Una de mis amigas dice siempre que, salvo que tuviera todo el dinero necesario en efectivo, nunca se compraría una vivienda. Según ella, en este país hay demasiada cultura de la propiedad y, a su modo de ver, es un error que nos ha llevado a donde estamos y blablá. Es la típica colega alternativa y reivindicativa a la que le encanta polemizar con sus amigos. A mí me gusta hablar con ella de este tema, porque, aunque sea por un rato, me convence. Me vuelvo a mi piso de alquiler y me digo que estoy bien así. Que de esta manera soy más libre, que tengo mis opciones abiertas y todas las ventajas que me vende mi amiga.

Me convenzo a mí misma durante un rato, un par de días a lo sumo. Pero después me asaltan otro tipo de pensamientos totalmente diferentes. Veo a mis padres, con sus pensiones de risa y pudiendo permitirse ser independientes porque tienen un piso en propiedad y terminado de pagar. Pienso en esa vecina suya que tuvo que dejar el piso en el que llevaba viviendo al menos toda mi vida, porque los herederos de su casero querían venderlo.

Luego pienso en la cantidad de dinero que destino a la renta y en lo que pagaría de hipoteca si me lo pudiera permitir… Y no sé si me dan ganas de reír o de llorar. Porque tengo 40 años y jamás podré comprarme una casa. Esa es mi realidad, no soy propietaria porque no puedo, no porque no quiera. Porque mis ingresos no me alcanzan, porque mis ahorros son de risa y porque, a mi edad, ya no hay banco que me conceda la hipoteca que necesitaría en el mejor de los casos.

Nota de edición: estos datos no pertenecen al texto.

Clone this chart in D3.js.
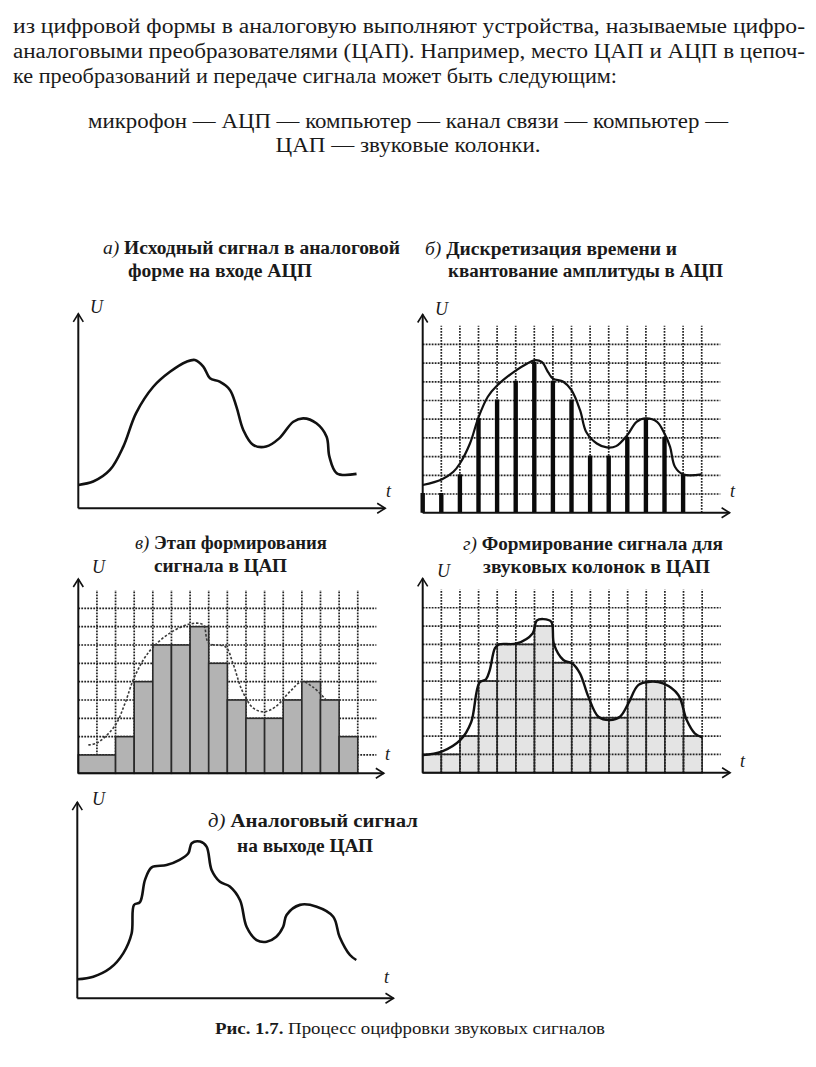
<!DOCTYPE html>
<html><head><meta charset="utf-8">
<script src="https://cdn.jsdelivr.net/npm/d3@7"></script>
<style>body{margin:0;background:#fff}svg{display:block}
text{font-family:"Liberation Serif","Tinos","Times New Roman","DejaVu Serif",serif}</style>
</head><body>
<script>
// ---------- DATA ----------
const textLines = [
  "из цифровой формы в аналоговую выполняют устройства, называемые цифро-",
  "аналоговыми преобразователями (ЦАП). Например, место ЦАП и АЦП в цепоч-",
  "ке преобразований и передаче сигнала может быть следующим:"
];
const chainLines = [
  "микрофон — АЦП — компьютер — канал связи — компьютер —",
  "ЦАП — звуковые колонки."
];
const titleA = ["а)", " Исходный сигнал в аналоговой", "форме на входе АЦП"];
const titleB = ["б)", " Дискретизация времени и", "квантование амплитуды в АЦП"];
const titleV = ["в)", " Этап формирования", "сигнала в ЦАП"];
const titleG = ["г)", " Формирование сигнала для", "звуковых колонок в ЦАП"];
const titleD = ["д)", " Аналоговый сигнал", "на выходе ЦАП"];
const captionBold = "Рис. 1.7.";
const captionText = " Процесс оцифровки звуковых сигналов";

// a) source analog signal
const aT = [0,0.8,1.7,2.42,3.1,4.03,4.93,5.82,6.27,6.72,7.08,7.6,8.15,8.5,8.87,9.4,10.1,10.8,11.56,12.1,12.8,13.35,13.5,13.9,14.96];
const aU = [1.25,1.43,2.05,3.3,5.08,6.5,7.3,7.84,7.93,7.58,6.95,6.77,6.33,5.44,4.19,3.39,3.3,3.74,4.63,4.81,4.55,3.83,2.76,1.87,1.84];
// б) sampled signal
const bT = [0,1.02,1.65,2.0,2.54,3,3.5,4,5,5.6,6,6.4,6.75,7,7.56,8,8.46,8.8,9.36,9.9,10.4,11,11.5,12,12.6,13,13.3,13.56,14,15];
const bU = [1.48,1.78,2.19,2.63,3.7,5.1,6.2,6.8,7.6,7.97,8.15,8.06,7.5,7.17,7.0,6.55,5.48,4.3,3.7,3.49,3.56,4.15,4.86,5.04,4.86,4.23,3.52,2.46,2.05,2.05];
const bSamples = [1,1,2,5,6,7,8,7,6,3,3,4,5,4,2];
// в) DAC staircase
const vStart = [0,2,3,4,5,6,7,8,9,10,11,12,13,14];
const vLevel = [1,2,5,7,7,8,6,4,3,3,4,5,4,2];
const vT = [0.54,1,1.97,2.5,2.95,3.5,4.03,4.92,6,6.7,7,7.9,8.3,8.8,9.4,10,10.6,11.4,12,12.6,13.3];
const vU = [1.55,1.65,2.6,3.8,5.1,6.2,6.9,7.65,8.15,8.1,7.1,6.9,6.0,4.5,3.55,3.36,3.64,4.5,5,4.7,4.0];
// г) smoothed staircase
const gLevel = [1,1,2,5,7,7,8,6,4,3,3,4,5,4,2];
const gT = [0,1.02,2.04,2.6,3.04,3.4,3.6,3.88,4.1,5.04,5.9,6.12,6.48,6.9,7.05,7.55,8.03,8.44,8.89,9.43,10.05,10.59,11.04,11.57,12.2,12.9,13.72,14.17,14.6,15];
const gU = [0.96,1.15,1.8,2.75,4.9,5.1,5.6,6.8,7.0,7.05,7.6,8.3,8.38,8.24,7.0,6.15,5.96,5.42,4.15,3.05,2.87,3.05,3.78,4.78,4.96,4.87,4.24,2.87,2.15,1.93];
// д) analog output
const dT = [0,0.86,1.76,2.47,2.92,3.05,3.37,3.64,4.0,4.8,5.5,5.97,6.15,6.6,6.95,7.22,7.67,8.2,8.75,9.1,9.64,10.18,10.7,11.07,11.25,11.97,12.87,13.76,14.1,14.66,15.0];
const dU = [1.03,1.17,1.62,2.43,3.5,5.05,5.2,6.4,7.08,7.2,7.48,7.84,8.38,8.47,8.2,6.94,6.3,6.04,5.3,3.87,3.15,3.06,3.33,3.87,4.5,5.05,4.95,4.41,3.33,2.34,2.07];

// ---------- DRAW ----------
const W = 816, H = 1067;
const svg = d3.select("body").append("svg").attr("width", W).attr("height", H);
const ink = "#1a1a1a";

// paragraph
const para = svg.append("g").attr("font-size", 20).attr("fill", ink);
const paraBase = [33, 58, 83];
textLines.forEach((s, i) => {
  const t = para.append("text").attr("x", 13).attr("y", paraBase[i]).text(s);
  t.attr("textLength", i < 2 ? 792 : 604).attr("lengthAdjust", "spacingAndGlyphs");
});
const chainBase = [128, 152];
const chainLen = [640, 265];
chainLines.forEach((s, i) => {
  para.append("text").attr("x", 408).attr("y", chainBase[i]).attr("text-anchor", "middle")
    .attr("textLength", chainLen[i]).attr("lengthAdjust", "spacingAndGlyphs").text(s);
});

function line(x, y) {
  return d3.line().x(d => x(d[0])).y(d => y(d[1])).curve(d3.curveCatmullRom.alpha(0.5));
}
function zip(t, u) { return t.map((v, i) => [v, u[i]]); }

function panel(o) {
  const x = d3.scaleLinear().domain([0, 15]).range([o.ox, o.ox + 15 * o.cw]);
  const y = d3.scaleLinear().domain([0, 9]).range([o.oy, o.oy - 9 * o.ch]);
  const g = svg.append("g");
  return {x, y, g};
}
function gridLayer(p) {
  const gg = p.g.append("g").attr("stroke", "#222").attr("stroke-width", 1.7).attr("stroke-dasharray", "1.8,1.2");
  d3.range(1, 16).forEach(i => gg.append("line").attr("x1", p.x(i)).attr("x2", p.x(i)).attr("y1", p.y(0)).attr("y2", p.y(10)));
  d3.range(1, 10).forEach(j => gg.append("line").attr("x1", p.x(0)).attr("x2", p.x(16)).attr("y1", p.y(j)).attr("y2", p.y(j)));
}
function axes(p, yTopL, xEndT, uPos, tPos) {
  const a = p.g.append("g").attr("stroke", "#111").attr("stroke-width", 2).attr("fill", "none");
  const x0 = p.x(0), y0 = p.y(0), yt = p.y(yTopL), xe = p.x(xEndT);
  a.append("line").attr("x1", x0).attr("x2", x0).attr("y1", y0).attr("y2", yt);
  a.append("line").attr("x1", x0).attr("x2", xe).attr("y1", y0).attr("y2", y0);
  a.append("path").attr("stroke-width", 1.6).attr("d", `M${x0-5},${yt+8}L${x0},${yt}L${x0+5},${yt+8}`);
  a.append("path").attr("stroke-width", 1.6).attr("d", `M${xe-8},${y0-5}L${xe},${y0}L${xe-8},${y0+5}`);
  p.g.append("text").attr("x", uPos[0]).attr("y", uPos[1]).attr("font-style", "italic").attr("font-size", 18).attr("fill", ink).text("U");
  p.g.append("text").attr("x", tPos[0]).attr("y", tPos[1]).attr("font-style", "italic").attr("font-size", 18).attr("fill", ink).text("t");
}
function title(tt, x1, y1, x2, y2, w1, w2) {
  const t = svg.append("text").attr("x", x1).attr("y", y1).attr("font-size", 18).attr("font-weight", "bold").attr("fill", ink)
    .attr("textLength", w1).attr("lengthAdjust", "spacingAndGlyphs");
  t.append("tspan").attr("font-style", "italic").attr("font-weight", "normal").text(tt[0]);
  t.append("tspan").text(tt[1]);
  svg.append("text").attr("x", x2).attr("y", y2).attr("font-size", 18).attr("font-weight", "bold").attr("fill", ink)
    .attr("textLength", w2).attr("lengthAdjust", "spacingAndGlyphs").text(tt[2]);
}

// Panel а
const pA = panel({ox: 78.3, oy: 508.3, cw: 18.6, ch: 18.7});
axes(pA, 10.4, 16.5, [90, 313], [386, 497]);
pA.g.append("path").attr("d", line(pA.x, pA.y)(zip(aT, aU))).attr("fill", "none").attr("stroke", "#111").attr("stroke-width", 2.6);
title(titleA, 103, 254, 128, 277, 297, 184);

// Panel б
const pB = panel({ox: 422.7, oy: 512.7, cw: 18.6, ch: 18.7});
gridLayer(pB);
pB.g.append("g").selectAll("line").data(bSamples).join("line")
  .attr("x1", (d, i) => pB.x(i)).attr("x2", (d, i) => pB.x(i))
  .attr("y1", pB.y(0)).attr("y2", d => pB.y(d) - 1)
  .attr("stroke", "#0a0a0a").attr("stroke-width", 4.4);
axes(pB, 10.6, 16.5, [435, 315], [730, 497]);
pB.g.append("path").attr("d", line(pB.x, pB.y)(zip(bT, bU))).attr("fill", "none").attr("stroke", "#111").attr("stroke-width", 2.2);
title(titleB, 425, 255, 448, 277, 252, 275);

// Panel в
const pV = panel({ox: 78.3, oy: 773.3, cw: 18.63, ch: 18.33});
gridLayer(pV);
pV.g.append("g").selectAll("rect").data(vLevel).join("rect")
  .attr("x", (d, i) => pV.x(vStart[i]))
  .attr("width", (d, i) => pV.x(i + 1 < vStart.length ? vStart[i + 1] : 15) - pV.x(vStart[i]))
  .attr("y", d => pV.y(d)).attr("height", d => pV.y(0) - pV.y(d))
  .attr("fill", "#b3b3b3").attr("stroke", "#2a2a2a").attr("stroke-width", 1.6);
pV.g.append("path").attr("d", line(pV.x, pV.y)(zip(vT, vU))).attr("fill", "none").attr("stroke", "#3a3a3a").attr("stroke-width", 1.6).attr("stroke-dasharray", "2.5,1.8");
axes(pV, 10.6, 16.4, [92, 573], [385, 760]);
title(titleV, 135, 549, 154, 572, 192, 133);

// Panel г
const pG = panel({ox: 422.7, oy: 772.7, cw: 18.63, ch: 18.33});
pG.g.append("g").selectAll("rect").data(gLevel).join("rect")
  .attr("x", (d, i) => pG.x(i)).attr("width", pG.x(1) - pG.x(0))
  .attr("y", d => pG.y(d)).attr("height", d => pG.y(0) - pG.y(d))
  .attr("fill", "#e4e4e4").attr("stroke", "#333").attr("stroke-width", 1.6);
gridLayer(pG);
pG.g.append("path").attr("d", line(pG.x, pG.y)(zip(gT, gU))).attr("fill", "none").attr("stroke", "#111").attr("stroke-width", 2.4);
axes(pG, 10.6, 16.5, [437, 577], [740, 767]);
title(titleG, 463, 550, 483, 573, 260, 227);

// Panel д
const pD = panel({ox: 77.3, oy: 998.3, cw: 18.6, ch: 18.5});
axes(pD, 10.6, 17.0, [92, 805], [384, 983]);
pD.g.append("path").attr("d", line(pD.x, pD.y)(zip(dT, dU))).attr("fill", "none").attr("stroke", "#111").attr("stroke-width", 2.6);
title(titleD, 208, 827, 237, 852, 210, 136);

// caption
const cap = svg.append("text").attr("x", 215).attr("y", 1034).attr("font-size", 16).attr("fill", ink)
  .attr("textLength", 390).attr("lengthAdjust", "spacingAndGlyphs");
cap.append("tspan").attr("font-weight", "bold").text(captionBold);
cap.append("tspan").text(captionText);
</script>
</body></html>
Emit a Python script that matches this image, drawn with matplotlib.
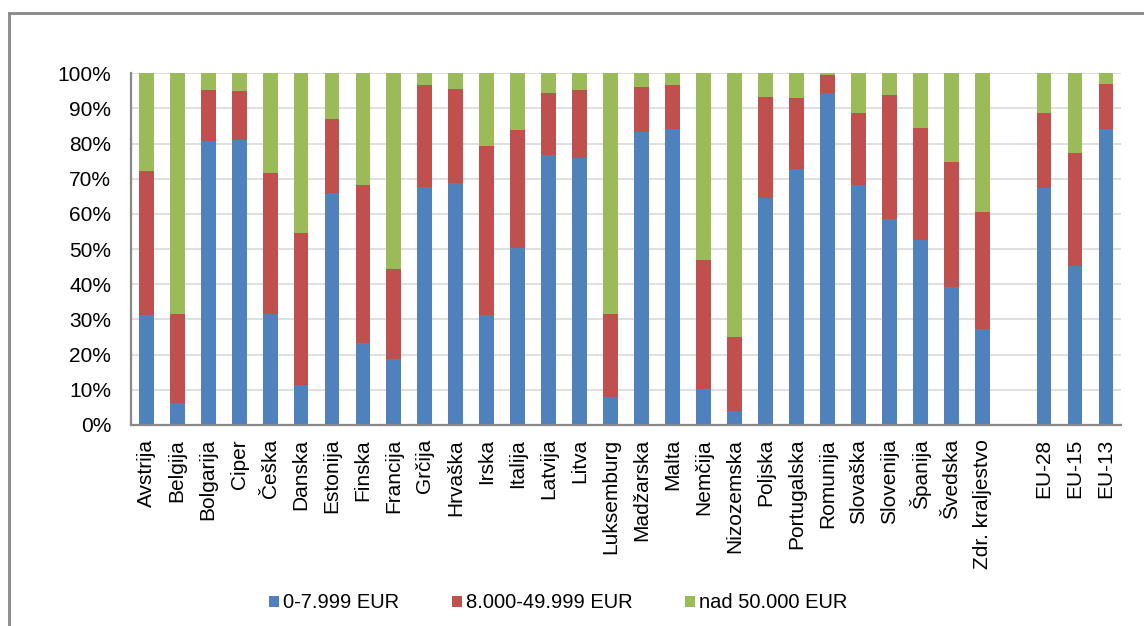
import numpy as np
import matplotlib
matplotlib.use("Agg")
from matplotlib import pyplot as plt
from matplotlib.patches import Patch
from matplotlib.lines import Line2D

countries = ['Avstrija', 'Belgija', 'Bolgarija', 'Ciper', 'Češka', 'Danska', 'Estonija',
             'Finska', 'Francija', 'Grčija', 'Hrvaška', 'Irska', 'Italija', 'Latvija',
             'Litva', 'Luksemburg', 'Madžarska', 'Malta', 'Nemčija', 'Nizozemska',
             'Poljska', 'Portugalska', 'Romunija', 'Slovaška', 'Slovenija', 'Španija',
             'Švedska', 'Zdr. kraljestvo', '', 'EU-28', 'EU-15', 'EU-13']

# cumulative shares (blue top, red top), in %
blue_top = [31.2, 6.2, 80.8, 81.1, 31.7, 11.4, 66.0, 23.2, 18.7, 67.6, 68.9, 31.2, 50.4, 76.7,
            76.0, 7.9, 83.4, 84.2, 10.1, 3.9, 64.5, 72.7, 94.5, 68.2, 58.6, 52.7, 39.1, 27.2,
            np.nan, 67.5, 45.3, 84.2]
red_top = [72.3, 31.7, 95.3, 94.9, 71.6, 54.6, 87.1, 68.2, 44.3, 96.8, 95.5, 79.3, 83.8, 94.5,
           95.3, 31.7, 96.0, 96.8, 46.8, 25.0, 93.4, 93.0, 99.6, 88.6, 93.8, 84.5, 74.9, 60.5,
           np.nan, 88.6, 77.2, 97.1]

low = np.array(blue_top)
mid = np.array(red_top) - low
high = 100 - np.array(red_top)

series_names = ['0-7.999 EUR', '8.000-49.999 EUR', 'nad 50.000 EUR']
colors = ['#4F81BD', '#C0504D', '#9BBB59']

plt.rcParams['font.family'] = ['Liberation Sans', 'DejaVu Sans']

fig = plt.figure(figsize=(11.44, 6.26), dpi=100)
ax = fig.add_axes([0.1143, 0.3211, 0.866, 0.5618])

x = np.arange(len(countries))
w = 0.48
ax.bar(x, low, w, color=colors[0], zorder=3)
ax.bar(x, mid, w, bottom=low, color=colors[1], zorder=3)
ax.bar(x, high, w, bottom=low + mid, color=colors[2], zorder=3)

ax.set_xlim(-0.5, len(countries) - 0.5)
ax.set_ylim(0, 100)
ax.set_yticks(np.arange(0, 101, 10))
ax.set_yticklabels([f'{v}%' for v in range(0, 101, 10)], fontsize=15)
ax.set_xticks(x)
ax.set_xticklabels(countries, rotation=90, fontsize=15)
ax.tick_params(axis='both', length=0, colors='black')
ax.tick_params(axis='y', pad=14)
ax.tick_params(axis='x', pad=10)
ax.grid(axis='y', color='#D9D9D9', linewidth=1.2, zorder=0)

for s in ['top', 'right']:
    ax.spines[s].set_visible(False)
for s in ['left', 'bottom']:
    ax.spines[s].set_color('#888888')
    ax.spines[s].set_linewidth(1.6)
    ax.spines[s].set_zorder(4)

handles = [Patch(facecolor=c, edgecolor='none') for c in colors]
fig.legend(handles, series_names, loc='center', bbox_to_anchor=(0.488, 1 - 603 / 626),
           ncol=3, frameon=False, fontsize=14.5, handlelength=0.5, handleheight=0.5,
           handletextpad=0.2, columnspacing=2.6)

# outer chart frame
fig.add_artist(Line2D([9 / 1144, 1], [1 - 12.5 / 626] * 2, color='#888888', linewidth=2))
fig.add_artist(Line2D([9 / 1144] * 2, [0, 1 - 12.5 / 626], color='#888888', linewidth=2))

fig.savefig('out.png', dpi=100)
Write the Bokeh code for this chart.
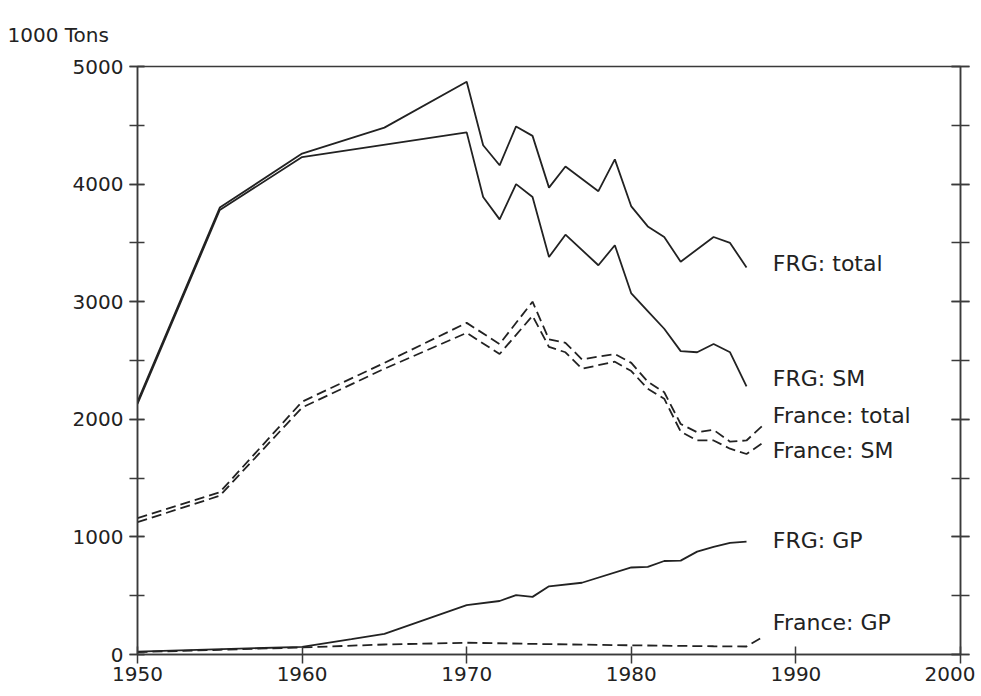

Habrá a quien le parezca una tontería, pero lo cierto es que a mí me agobia. Nunca pensé que llegaría a los 40 sin poseer un lugar al que pudiera llamar mío, aunque fuese a medias con el banco. Los años fueron pasando, mi capacidad económica nunca fue demasiado boyante y mis circunstancias no me facilitaron el acceso a una vivienda en propiedad. Supongo que, mirándolo en retrospectiva, puedo considerarme afortunada. No soy rica, pero jamás me ha faltado el trabajo, ni el techo (de alquiler) ni la comida. Sin embargo, no puedo evitar sentir que, de poder viajar al pasado, trataría de hacer las cosas de otra forma. De una que me permitiese comprar aunque fuera el más cutre de los apartamentos del extra-extrarradio.

 

Me gustaría poder decir que tengo un lugar en el que vivir en el caso de que las cosas se pongan difíciles. Sobre todo, si tengo la suerte de vivir para llegar a jubilarme. Porque de verdad que siento verdadera angustia al pensar en la cantidad de dinero que tendré que destinar a seguir pagando alquiler. Y, bueno, me agobio un poco también porque, de alguna manera, siento que he fracasado. Que no he llegado al mínimo exigible a un adulto de la sociedad actual. Y sé que eso es una paranoia y lo último con lo que debería quedarme, pero ahí está.

Tengo 40 años, jamás podré comprarme una casa… y ya solo me queda confiar en que me toque la lotería o que un desconocido ricachón me nombre su heredera.